Why HTML has to stay canonical
Security publishing gets fragile the moment indexes drift ahead of the article files they are supposed to describe. KENSAI is leaning harder into a simple rule: publish the dated HTML first, then let every English discovery surface rebuild from that exact artifact.
Rebuilds create measurable receipts
That sounds editorial, but it is really an operations control. When blog-posts.json, blog/blog-posts.json, and the generated overview all come from the same HTML set, the team can verify whether a new research note actually propagated instead of assuming it did.
Public discovery matters as much as the source file
Defenders do not inspect internal state. They open the listing page, search for the slug, and load the article URL. Rebuilding discovery pages after publication turns those user-facing surfaces into evidence, which is exactly the kind of small operational proof a security product should prefer.

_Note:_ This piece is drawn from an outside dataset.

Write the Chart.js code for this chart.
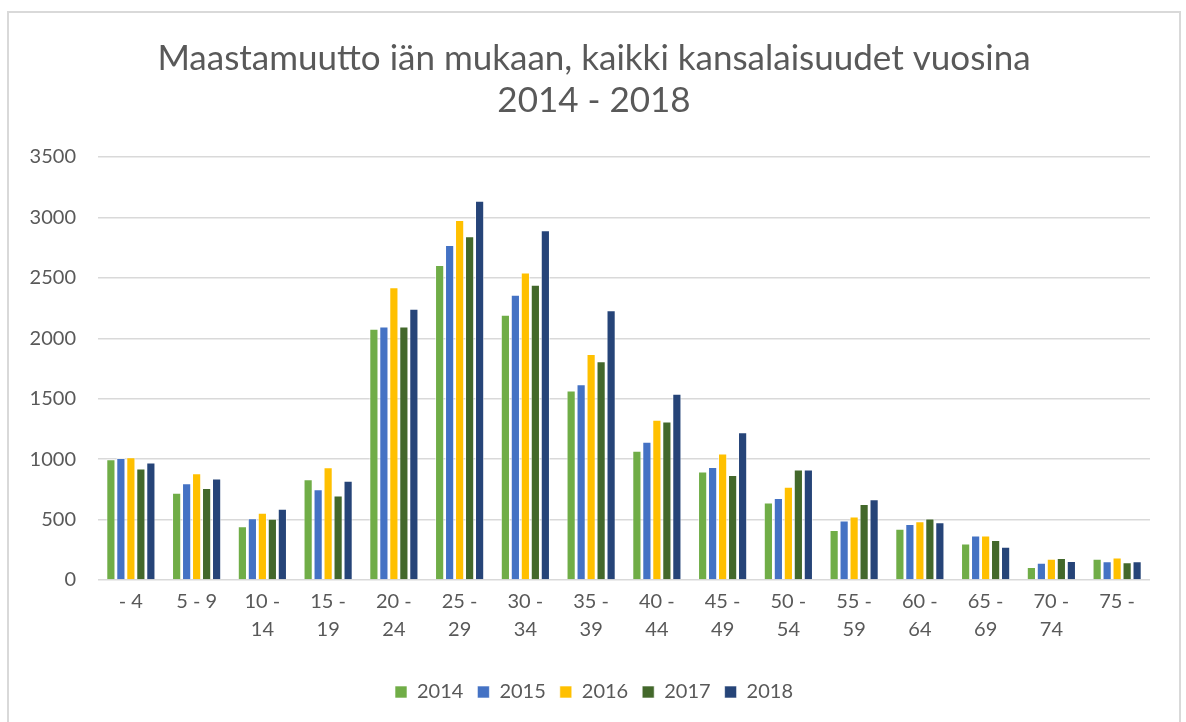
<!DOCTYPE html>
<html>
<head>
<meta charset="utf-8">
<script src="https://cdn.jsdelivr.net/npm/chart.js@4/dist/chart.umd.min.js"></script>
<style>
  body { margin: 0; background: #fff; }
  #wrap {
    position: absolute; left: 7px; top: 11px;
    width: 1174px; height: 740px;
    border: 2px solid #d9d9d9; box-sizing: border-box;
  }
  #box { position: absolute; left: 0; top: 0; width: 1170px; height: 699px; }
</style>
</head>
<body>
<div id="wrap"><div id="box"><canvas id="myChart"></canvas></div></div>
<script>
var ages = [["- 4"], ["5 - 9"], ["10 -", "14"], ["15 -", "19"], ["20 -", "24"], ["25 -", "29"],
  ["30 -", "34"], ["35 -", "39"], ["40 -", "44"], ["45 -", "49"], ["50 -", "54"], ["55 -", "59"],
  ["60 -", "64"], ["65 -", "69"], ["70 -", "74"], ["75 -"]];
var years = ["2014", "2015", "2016", "2017", "2018"];
var v2014 = [1000, 722, 444, 833, 2078, 2606, 2194, 1569, 1069, 897, 642, 414, 425, 303, 108, 175];
var v2015 = [1010, 800, 511, 750, 2097, 2772, 2361, 1620, 1144, 936, 678, 492, 464, 369, 142, 156];
var v2016 = [1015, 883, 556, 933, 2422, 2978, 2544, 1870, 1325, 1047, 772, 525, 486, 369, 175, 186];
var v2017 = [922, 761, 506, 700, 2097, 2844, 2444, 1811, 1311, 869, 915, 628, 508, 331, 181, 147];
var v2018 = [972, 839, 589, 822, 2244, 3139, 2894, 2233, 1542, 1222, 915, 669, 478, 275, 158, 156];
var barColors = ["#70ad47", "#4472c4", "#ffc000", "#43682b", "#264478"];

var series = [v2014, v2015, v2016, v2017, v2018];
var textColor = "#595959";
var font = "Lato, 'Open Sans', sans-serif";

new Chart("myChart", {
  type: "bar",
  data: {
    labels: ages,
    datasets: years.map(function (y, i) {
      return {
        label: y,
        data: series[i],
        backgroundColor: barColors[i],
        borderColor: "rgba(255,255,255,0.6)",
        borderWidth: 1,
        categoryPercentage: 0.76,
        barPercentage: 0.92
      };
    })
  },
  options: {
    responsive: true,
    maintainAspectRatio: false,
    animation: false,
    layout: { padding: { left: 10, right: 10, top: 20, bottom: 0 } },
    plugins: {
      title: {
        display: true,
        text: ["Maastamuutto iän mukaan, kaikki kansalaisuudet vuosina", "2014 - 2018"],
        color: textColor,
        font: { family: font, size: 35, weight: "normal", lineHeight: 1.2 },
        padding: { top: 5, bottom: 35 }
      },
      legend: {
        position: "bottom",
        labels: {
          color: textColor,
          font: { family: font, size: 20 },
          boxWidth: 12,
          boxHeight: 12,
          padding: 14
        }
      },
      tooltip: { enabled: false }
    },
    scales: {
      x: {
        grid: { display: false },
        border: { display: false },
        ticks: {
          color: textColor,
          font: { family: font, size: 20, lineHeight: 1.4 },
          maxRotation: 0,
          autoSkip: false,
          padding: 0
        },
        afterFit: function (s) { s.height += 24; }
      },
      y: {
        min: 0,
        max: 3500,
        grid: { color: "#d9d9d9", lineWidth: 1.5, drawTicks: false },
        border: { display: false },
        ticks: {
          stepSize: 500,
          color: textColor,
          font: { family: font, size: 20 },
          padding: 22,
          callback: function (v) { return String(v); }
        },
        afterFit: function (s) { s.width = 79; }
      },
      yr: {
        position: "right",
        display: true,
        grid: { display: false },
        border: { display: false },
        ticks: { display: false },
        afterFit: function (s) { s.width = 19; }
      }
    }
  }
});
</script>
</body>
</html>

What this means for KENSAI content ops
The practical gain is consistency under pressure. A fresh post can now be checked across the canonical repo, the generated overview, the served mirror, and the public route. That makes content freshness less like a promise and more like a measurable control with visible pass-fail boundaries.
- Canonical HTML stays ahead of all derived English artifacts.
- Index rebuilds make the new slug observable across discovery layers.
- Live route checks confirm the public article matches what the repo says shipped.
Security publishing should behave like an operational surface
KENSAI keeps turning content freshness into something defenders can verify from the outside.